Task brief
Repeat exactly, and only, the lines from the one that contains "Output the Python" to the one that contains "return Path(verts, codes)", both ends included. Omit every picture.

Record set
= = =
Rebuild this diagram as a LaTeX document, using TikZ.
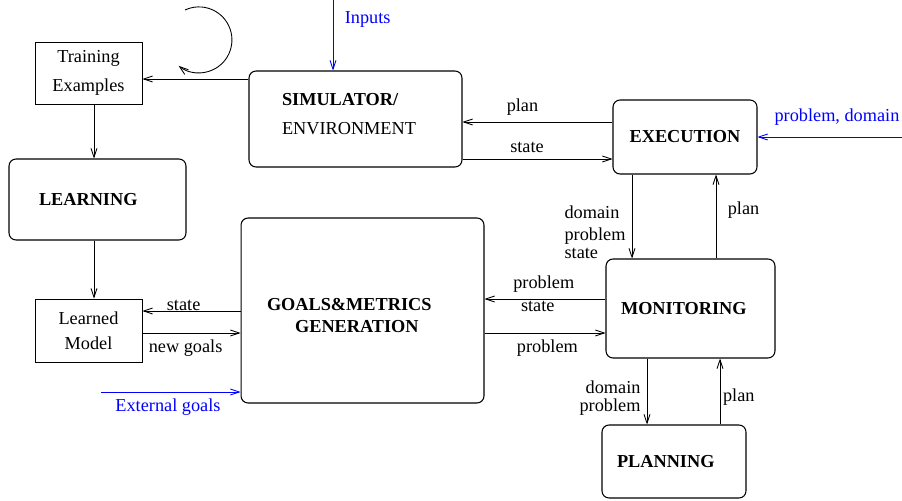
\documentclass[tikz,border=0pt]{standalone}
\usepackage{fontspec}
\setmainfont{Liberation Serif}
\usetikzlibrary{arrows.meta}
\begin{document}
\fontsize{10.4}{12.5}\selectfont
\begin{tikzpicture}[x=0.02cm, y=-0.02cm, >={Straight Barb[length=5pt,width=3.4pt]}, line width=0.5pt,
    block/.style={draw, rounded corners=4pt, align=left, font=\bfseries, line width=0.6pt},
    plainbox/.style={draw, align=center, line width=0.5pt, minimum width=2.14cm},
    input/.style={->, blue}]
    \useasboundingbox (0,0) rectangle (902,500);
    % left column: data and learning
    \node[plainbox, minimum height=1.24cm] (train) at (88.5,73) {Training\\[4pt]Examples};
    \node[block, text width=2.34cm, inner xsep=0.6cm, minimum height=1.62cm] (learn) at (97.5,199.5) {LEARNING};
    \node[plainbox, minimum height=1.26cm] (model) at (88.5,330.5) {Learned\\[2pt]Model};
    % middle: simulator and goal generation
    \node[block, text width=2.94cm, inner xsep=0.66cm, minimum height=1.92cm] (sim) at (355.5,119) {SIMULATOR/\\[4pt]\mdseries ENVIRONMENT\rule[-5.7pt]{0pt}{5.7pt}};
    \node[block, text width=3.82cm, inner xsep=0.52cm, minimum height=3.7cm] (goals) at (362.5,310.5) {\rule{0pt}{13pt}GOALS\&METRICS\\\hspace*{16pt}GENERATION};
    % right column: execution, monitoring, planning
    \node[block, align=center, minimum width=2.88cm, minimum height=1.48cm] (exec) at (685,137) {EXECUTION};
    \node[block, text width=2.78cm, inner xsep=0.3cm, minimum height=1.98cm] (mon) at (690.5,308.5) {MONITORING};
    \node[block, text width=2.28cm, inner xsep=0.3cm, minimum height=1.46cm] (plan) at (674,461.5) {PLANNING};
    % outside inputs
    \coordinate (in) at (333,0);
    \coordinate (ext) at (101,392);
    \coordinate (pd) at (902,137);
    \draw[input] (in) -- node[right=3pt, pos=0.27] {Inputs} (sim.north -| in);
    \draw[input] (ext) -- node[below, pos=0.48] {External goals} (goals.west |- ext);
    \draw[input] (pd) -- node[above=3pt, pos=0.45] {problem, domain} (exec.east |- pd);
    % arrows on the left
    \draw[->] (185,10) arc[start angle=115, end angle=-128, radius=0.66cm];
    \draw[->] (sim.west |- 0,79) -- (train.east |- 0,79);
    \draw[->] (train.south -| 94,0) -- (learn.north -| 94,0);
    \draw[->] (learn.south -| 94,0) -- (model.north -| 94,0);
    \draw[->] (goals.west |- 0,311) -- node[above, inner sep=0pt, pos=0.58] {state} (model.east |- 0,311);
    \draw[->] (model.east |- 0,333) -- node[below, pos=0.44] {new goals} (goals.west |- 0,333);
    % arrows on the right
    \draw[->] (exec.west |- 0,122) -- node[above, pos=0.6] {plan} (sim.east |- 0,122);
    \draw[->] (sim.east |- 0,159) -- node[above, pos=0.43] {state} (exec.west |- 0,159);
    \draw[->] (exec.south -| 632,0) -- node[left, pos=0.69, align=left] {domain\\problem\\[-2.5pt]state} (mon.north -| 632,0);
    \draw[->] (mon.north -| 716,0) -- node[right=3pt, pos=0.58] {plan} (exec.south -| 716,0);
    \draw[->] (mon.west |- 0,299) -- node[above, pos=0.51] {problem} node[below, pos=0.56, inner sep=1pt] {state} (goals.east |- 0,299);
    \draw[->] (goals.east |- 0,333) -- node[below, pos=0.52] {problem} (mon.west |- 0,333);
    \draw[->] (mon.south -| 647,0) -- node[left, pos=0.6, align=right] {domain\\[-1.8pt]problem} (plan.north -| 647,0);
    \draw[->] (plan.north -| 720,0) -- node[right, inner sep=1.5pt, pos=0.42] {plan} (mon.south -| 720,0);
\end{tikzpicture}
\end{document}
= = =
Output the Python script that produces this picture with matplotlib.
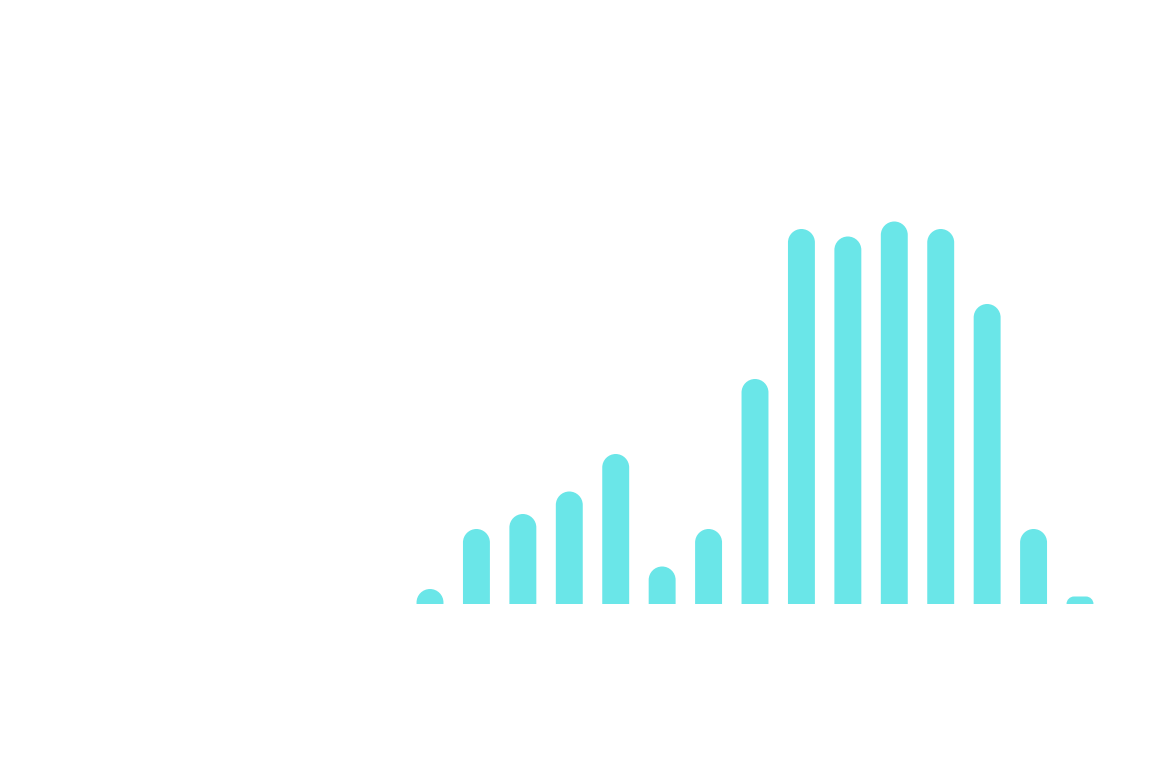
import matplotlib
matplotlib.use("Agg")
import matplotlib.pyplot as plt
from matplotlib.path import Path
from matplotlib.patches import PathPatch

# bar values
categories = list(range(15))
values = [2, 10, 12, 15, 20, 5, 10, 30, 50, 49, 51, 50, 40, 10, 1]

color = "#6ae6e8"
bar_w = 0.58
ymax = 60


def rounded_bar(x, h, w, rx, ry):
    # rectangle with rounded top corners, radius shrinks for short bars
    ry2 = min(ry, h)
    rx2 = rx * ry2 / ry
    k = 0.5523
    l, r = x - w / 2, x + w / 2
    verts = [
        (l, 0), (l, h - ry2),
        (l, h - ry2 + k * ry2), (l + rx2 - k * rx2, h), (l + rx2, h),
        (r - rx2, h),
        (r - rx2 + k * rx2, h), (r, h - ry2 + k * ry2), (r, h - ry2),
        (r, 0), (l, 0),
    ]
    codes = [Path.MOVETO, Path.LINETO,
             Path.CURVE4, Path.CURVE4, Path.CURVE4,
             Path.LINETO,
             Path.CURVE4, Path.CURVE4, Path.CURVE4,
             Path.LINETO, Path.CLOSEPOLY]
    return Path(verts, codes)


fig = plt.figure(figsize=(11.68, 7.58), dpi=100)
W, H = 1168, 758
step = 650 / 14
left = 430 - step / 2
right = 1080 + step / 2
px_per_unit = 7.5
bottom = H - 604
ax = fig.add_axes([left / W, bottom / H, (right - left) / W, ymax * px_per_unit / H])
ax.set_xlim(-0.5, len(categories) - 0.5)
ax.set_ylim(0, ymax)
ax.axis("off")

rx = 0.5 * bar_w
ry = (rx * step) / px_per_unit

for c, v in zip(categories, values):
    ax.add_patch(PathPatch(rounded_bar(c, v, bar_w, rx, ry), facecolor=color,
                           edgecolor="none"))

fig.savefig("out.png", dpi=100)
= = =
Written response
Output the Python script that produces this picture with matplotlib.
import matplotlib
matplotlib.use("Agg")
import matplotlib.pyplot as plt
from matplotlib.path import Path
from matplotlib.patches import PathPatch

# bar values
categories = list(range(15))
values = [2, 10, 12, 15, 20, 5, 10, 30, 50, 49, 51, 50, 40, 10, 1]

color = "#6ae6e8"
bar_w = 0.58
ymax = 60


def rounded_bar(x, h, w, rx, ry):
    # rectangle with rounded top corners, radius shrinks for short bars
    ry2 = min(ry, h)
    rx2 = rx * ry2 / ry
    k = 0.5523
    l, r = x - w / 2, x + w / 2
    verts = [
        (l, 0), (l, h - ry2),
        (l, h - ry2 + k * ry2), (l + rx2 - k * rx2, h), (l + rx2, h),
        (r - rx2, h),
        (r - rx2 + k * rx2, h), (r, h - ry2 + k * ry2), (r, h - ry2),
        (r, 0), (l, 0),
    ]
    codes = [Path.MOVETO, Path.LINETO,
             Path.CURVE4, Path.CURVE4, Path.CURVE4,
             Path.LINETO,
             Path.CURVE4, Path.CURVE4, Path.CURVE4,
             Path.LINETO, Path.CLOSEPOLY]
    return Path(verts, codes)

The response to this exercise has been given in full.